Published: October 31, 2018
Air Purification at Home: What NASA Discovered About the Power of Plants
NASA is all about rocket ships. And satellites. And space exploration. So, what exactly does NASA know about the greenery in your home?
They actually know quite a bit.
That’s because NASA knows a thing or two about air purification.
Back in 1989, NASA was thinking about their rocket ships, with closed air circulation, and the astronauts that would be inhaling and exhaling for months on end. Would sending plants to space help purify the air?
After teaming up with the Associated Landscape Contractors of America, NASA explored how common indoor plants might purify the air—specifically how they might help remove organic chemicals like benzene, trichloroethylene, and formaldehyde from the air, which is especially important because these volatile organic compounds (VOCs) are known carcinogens.
Their findings revealed how powerful plants are at cleaning up indoor air pollution, information that transfers well beyond the void of space and into cleaning up the air in our homes, office buildings, and other indoor spaces.
Keeping your windows open is one way to swap over the air in your home with outdoor air (also known as “air turnover”), but as we move into the colder months of fall and winter, keeping the windows open at home isn’t always an option.
When your house is sealed up like a rocket ship, which plants are worth keeping around?
You may recognize English ivy growing on the outside of homes or trellising along picturesque collegiate buildings. In the NASA study, English ivy was a shining star. In addition to removing VOCs, English ivy is stellar at removing mold and fecal matter. In 2005, the American College of Allergy, Asthma, and Immunology presented a study on their findings after researching moldy bread and dog feces. After only six hours, there was a decrease in airborne-mold around the ivy and airborne feces in the air. As time continued, the air kept getting cleaner and cleaner.
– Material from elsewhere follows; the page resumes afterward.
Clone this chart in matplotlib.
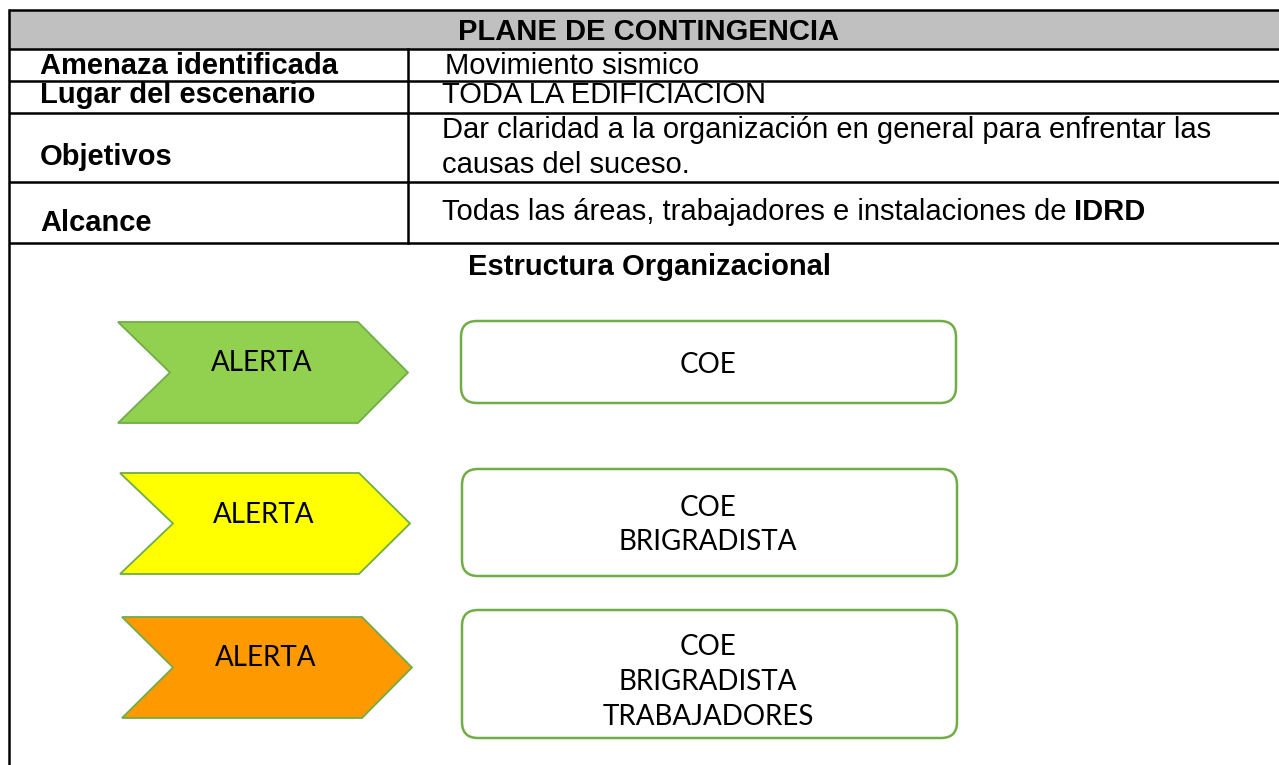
import matplotlib
matplotlib.use("Agg")
import matplotlib.pyplot as plt
from matplotlib.patches import Polygon, FancyBboxPatch, Rectangle

# --- contenido ---
titulo = "PLANE DE CONTINGENCIA"
etiquetas = ["Amenaza identificada", "Lugar del escenario", "Objetivos", "Alcance"]
valores = [
    ["Movimiento sismico"],
    ["TODA LA EDIFICIACION"],
    ["Dar claridad a la organización en general para enfrentar las", "causas del suceso."],
    ["Todas las áreas, trabajadores e instalaciones de"],
]
alcance_negrita = "IDRD"
subtitulo = "Estructura Organizacional"
alertas = ["ALERTA", "ALERTA", "ALERTA"]
colores_alerta = ["#92D050", "#FFFF00", "#FF9900"]
niveles = [
    ["COE"],
    ["COE", "BRIGRADISTA"],
    ["COE", "BRIGRADISTA", "TRABAJADORES"],
]

# --- layout (pixeles) ---
W, H = 1279, 765
filas = [10, 49, 81, 113, 182, 243]
x_izq, x_div = 9, 408
base_etiqueta = [74, 103, 165, 231]
x_etiqueta = 40
base_valor = [[74], [103], [138, 173], [220]]
x_valor = [445, 442, 442, 442]

chev_x = [(118, 170, 358, 408), (120, 173, 359, 410), (122, 173, 362, 412)]
chev_y = [(322, 423), (473, 574), (617, 718)]
chev_txt = [(262, 361), (264, 513), (266, 656)]

caja_x = [(461, 956), (462, 957), (462, 957)]
caja_y = [(321, 403), (469, 576), (610, 738)]
caja_txt_y = [363, 523, 680]
caja_txt_x = 708
interlinea = 35

VERDE_BORDE = "#70AD47"
tabla_font = "Liberation Sans"
forma_font = "Lato"

fig = plt.figure(figsize=(W / 100, H / 100), dpi=100)
ax = fig.add_axes([0, 0, 1, 1])
ax.set_xlim(0, W)
ax.set_ylim(H, 0)
ax.axis("off")

# encabezado gris
ax.add_patch(Rectangle((x_izq, filas[0]), W - x_izq, filas[1] - filas[0],
                       facecolor="#C0C0C0", edgecolor="none"))
lw = 1.8
for y in filas:
    ax.plot([x_izq, W], [y, y], color="black", lw=lw, solid_capstyle="butt")
ax.plot([x_izq, x_izq], [filas[0], H], color="black", lw=lw)
ax.plot([x_div, x_div], [filas[1], filas[-1]], color="black", lw=lw)

ax.text(648, 40, titulo, ha="center", va="baseline", fontsize=21,
        fontweight="bold", family=tabla_font)

for i, lab in enumerate(etiquetas):
    ax.text(x_etiqueta, base_etiqueta[i], lab, ha="left", va="baseline",
            fontsize=21, fontweight="bold", family=tabla_font)
    for j, linea in enumerate(valores[i]):
        t = ax.text(x_valor[i], base_valor[i][j], linea, ha="left", va="baseline",
                    fontsize=21, family=tabla_font)

# IDRD en negrita despues del texto de alcance
fig.canvas.draw()
bb = t.get_window_extent(fig.canvas.get_renderer())
x_fin = ax.transData.inverted().transform((bb.x1, bb.y0))[0]
ax.text(x_fin + 7, base_valor[3][0], alcance_negrita, ha="left", va="baseline",
        fontsize=21, fontweight="bold", family=tabla_font)

ax.text(650, 275, subtitulo, ha="center", va="baseline", fontsize=21,
        fontweight="bold", family=tabla_font)

# flechas de alerta
for k in range(3):
    x0, xn, xc, xt = chev_x[k]
    y0, y1 = chev_y[k]
    ym = (y0 + y1) / 2
    pts = [(x0, y0), (xc, y0), (xt, ym), (xc, y1), (x0, y1), (xn, ym)]
    ax.add_patch(Polygon(pts, closed=True, facecolor=colores_alerta[k],
                         edgecolor=VERDE_BORDE, lw=1.3, joinstyle="miter"))
    ax.text(chev_txt[k][0], chev_txt[k][1] + 10, alertas[k], ha="center",
            va="baseline", fontsize=20, family=forma_font)

# cajas de responsables
for k in range(3):
    xa, xb = caja_x[k]
    ya, yb = caja_y[k]
    ax.add_patch(FancyBboxPatch((xa, ya), xb - xa, yb - ya,
                                boxstyle="round,pad=0,rounding_size=16",
                                facecolor="white", edgecolor=VERDE_BORDE, lw=1.8))
    n = len(niveles[k])
    for j, linea in enumerate(niveles[k]):
        yc = caja_txt_y[k] + (j - (n - 1) / 2) * interlinea
        ax.text(caja_txt_x, yc + 10, linea, ha="center", va="baseline",
                fontsize=20, family=forma_font)

fig.savefig("out.png", dpi=100, facecolor="white")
The only downside about English ivy is that it is poisonous in nature, which is a no-no if the English ivy is within reach of your pets or small children. Placing English ivy in a high hanging location may be a solution.
It’s also important to note that in some instances, English ivy can cause dermatitis.
The Snake Plant, otherwise known as “Mother-in-Law’s Tongue,” is another front runner for plants to keep at home that will help improve the quality of your air. What’s even better is that you don’t need a green thumb to keep a Snake Plant alive. Snake Plants are very low maintenance, yet they still filter formaldehyde, trichloroethylene, xylene, toluene, and benzene. While most plants take in oxygen at night, a Snake Plant gives off oxygen at night. Some say keeping Snake Plants in your bedroom is one way to capitalize on that oxygen exchange.
The Areca palm, otherwise known as the “Butterfly Palm,” is another shining example of nature’s exceptional air filtration. The Areca palm removes more toluene (found in paint thinners, nail polish removers, glues, and correction fluid) and xylene (a solvent in printing, rubber, and leather industries) than any other plant. Plus, the Areca palm emits high volumes of water vapor, a wonderful gift in areas like office spaces where the air can be very dry – especially during cold months.
A top concern for some homeowners is the amount of light their homes receive for plants to thrive. Rubber plants don’t mind dim conditions, which is one reason why they have been growing well inside homes since the Victorian era. The height of a rubber plant may surprise you – they can grow to be eight feet tall! So, if yours keeps ascending, you’ll want to get some stakes for added support.
There are a lot of benefits to keeping plants around the home. Know that adding greenery helps increase the air purity, but also that house plants help decrease stress and have been known to improve overall health, including making people feel happier and acting as a mood stimulant.